Thursday, June 2, 2011

Roger Cohen's "A White Woman From Kansas": Obama's Mother Idealized

As the U.S. economy continues to tank, Roger Cohen, writing from London, lauds a new biography of Obama's mother, Stanley Ann Dunham, in his latest New York Times op-ed entitled "A White Woman From Kansas" (http://www.nytimes.com/2011/06/03/opinion/03iht-edcohen03.html?_r=1&partner=rssnyt&emc=rss). Cohen writes:

"Now, thanks to Janny Scott’s remarkable 'A Singular Woman,' absence has become presence. Stanley Ann Dunham, the parent who raised Obama, emerges from romanticized vagueness into contours as original as her name.

. . . .

To an equally unusual degree, because Dunham loved him fiercely, [Obama] had the emotional grounding to survive such self-definition."

Obama's mother "raised" him? She "loved him fiercely"? In fact, she abandoned him twice in furtherance of her studies and career, first when he was 10, and a second time when he was 14. Sorry, Roger, I don't care if I was offered the CEO slot at a top ten Fortune 500 company, I would never abandon any of my children.

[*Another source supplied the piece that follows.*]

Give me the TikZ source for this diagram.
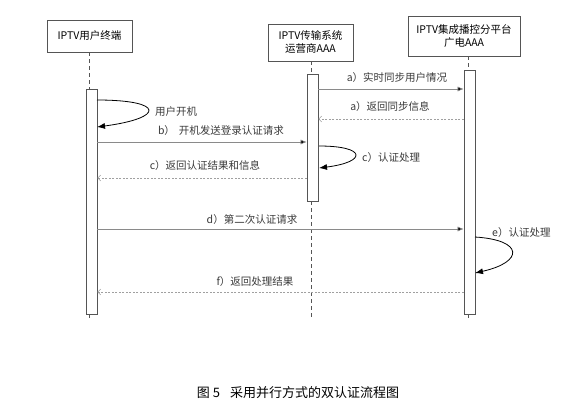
\documentclass[tikz,border=0pt]{standalone}
\usepackage{fontspec}
\setmainfont{Noto Sans CJK SC}
\newfontfamily\cjk{Noto Sans CJK SC}
\usetikzlibrary{arrows.meta}
\definecolor{boxline}{HTML}{555555}
\definecolor{msgline}{HTML}{8A8A8A}
\definecolor{retline}{HTML}{A0A0A0}
\definecolor{txt}{HTML}{3A3A3A}
\tikzset{
  actor/.style={draw=boxline, line width=0.8pt, fill=white, align=center, inner sep=0pt,
    font=\cjk\fontsize{10.5}{13}\selectfont, text=black},
  actbar/.style={draw=boxline, line width=0.7pt, fill=white, minimum width=11pt, inner sep=0pt},
  lifeline/.style={draw=boxline, dashed, dash pattern=on 4pt off 3pt, line width=0.6pt},
  msg/.style={draw=msgline, line width=0.6pt, -{Latex[length=6pt,width=5pt,fill=black]}},
  ret/.style={draw=retline, line width=0.5pt, dash pattern=on 2pt off 1.5pt, -{Straight Barb[length=3pt,width=6pt]}},
  selfloop/.style={draw=black, line width=0.8pt, -{Latex[length=8pt,width=6pt]}},
  lbl/.style={font=\cjk\fontsize{10.5}{12}\selectfont, text=txt, inner sep=0pt},
}
\begin{document}
\begin{tikzpicture}[x=1pt,y=-1pt]
\useasboundingbox (0,0) rectangle (584,413);
% actors
\node[actor, minimum width=85pt, minimum height=32pt] (A1) at (89.5,36) {IPTV用户终端};
\node[actor, minimum width=85pt, minimum height=37pt] (A2) at (310.5,42.5) {IPTV传输系统\\运营商AAA};
\node[actor, minimum width=112pt, minimum height=40pt] (A3) at (464,36) {IPTV集成播控分平台\\广电AAA};
% lifeline end points
\coordinate (E1) at (89,320);
\coordinate (E2) at (311,320);
\coordinate (E3) at (468,320);
% activation bars
\node[actbar, minimum height=225pt] (B1) at (91.5,201.5) {};
\node[actbar, minimum height=127pt] (B2) at (312.5,137.5) {};
\node[actbar, minimum height=244pt] (B3) at (469.5,192) {};
% lifelines
\draw[lifeline] (A1.south -| E1) -- (B1.north -| E1);
\draw[lifeline] (B1.south -| E1) -- (E1);
\draw[lifeline] (A2.south -| E2) -- (B2.north -| E2);
\draw[lifeline] (B2.south -| E2) -- (E2);
\draw[lifeline] (A3.south -| E3) -- (B3.north -| E3);
\draw[lifeline] (B3.south -| E3) -- (E3);
% messages
\coordinate (ya1) at (0,89);
\coordinate (ya2) at (0,119);
\coordinate (yb) at (0,142);
\coordinate (yc) at (0,178);
\coordinate (yd) at (0,229);
\coordinate (yf) at (0,292);
\draw[msg] (B2.east |- ya1) -- (B3.west |- ya1);
\node[lbl] (La1) at (397,78) {a）实时同步用户情况};
\draw[ret] (B3.west |- ya2) -- (B2.east |- ya2);
\node[lbl] (La2) at (390,107) {a）返回同步信息};
% self loop 1
\coordinate (s1a) at (97,100);
\coordinate (s1b) at (97,127);
\draw[selfloop] (s1a) .. controls (165,100) and (165,118) .. (s1b);
\node[lbl, anchor=west] (L0) at (155,112) {用户开机};
\draw[msg] (B1.east |- yb) -- (B2.west |- yb);
\node[lbl] (Lb) at (221,131) {b）\hspace{4pt}开机发送登录认证请求};
% self loop 2
\coordinate (s2a) at (319,146);
\coordinate (s2b) at (319,168);
\draw[selfloop] (s2a) .. controls (367,146) and (367,162) .. (s2b);
\node[lbl, anchor=west] (Lc1) at (362,158) {c）认证处理};
\draw[ret] (B2.west |- yc) -- (B1.east |- yc);
\node[lbl] (Lc2) at (205,166) {c）返回认证结果和信息};
\draw[msg] (B1.east |- yd) -- (B3.west |- yd);
\node[lbl] (Ld) at (252,220) {d）第二次认证请求};
% self loop 3
\coordinate (s3a) at (475,237);
\coordinate (s3b) at (475,273);
\draw[selfloop] (s3a) .. controls (524,240) and (524,262) .. (s3b);
\node[lbl, anchor=west] (Le) at (492,233) {e）认证处理};
\draw[ret] (B3.west |- yf) -- (B1.east |- yf);
\node[lbl] (Lf) at (255,282) {f）返回处理结果};
% caption
\node[font=\cjk\fontsize{13}{15}\selectfont, text=black, inner sep=0pt] (cap) at (298,393) {图 5\hspace{10pt}采用并行方式的双认证流程图};
\end{tikzpicture}
\end{document}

Obama "had the emotional grounding to survive such self-definition"? Sorry again, but I cry for the young man, who was scarred for life by the perambulations of a father and mother in search of narcissistic self-fulfillment, and pray that he has been able to build, together with Michelle, a more secure, nurturing environment for his two daughters.

Cohen concludes, "I found myself liking Dunham". Anyone familiar with this blog knows why I am not surprised.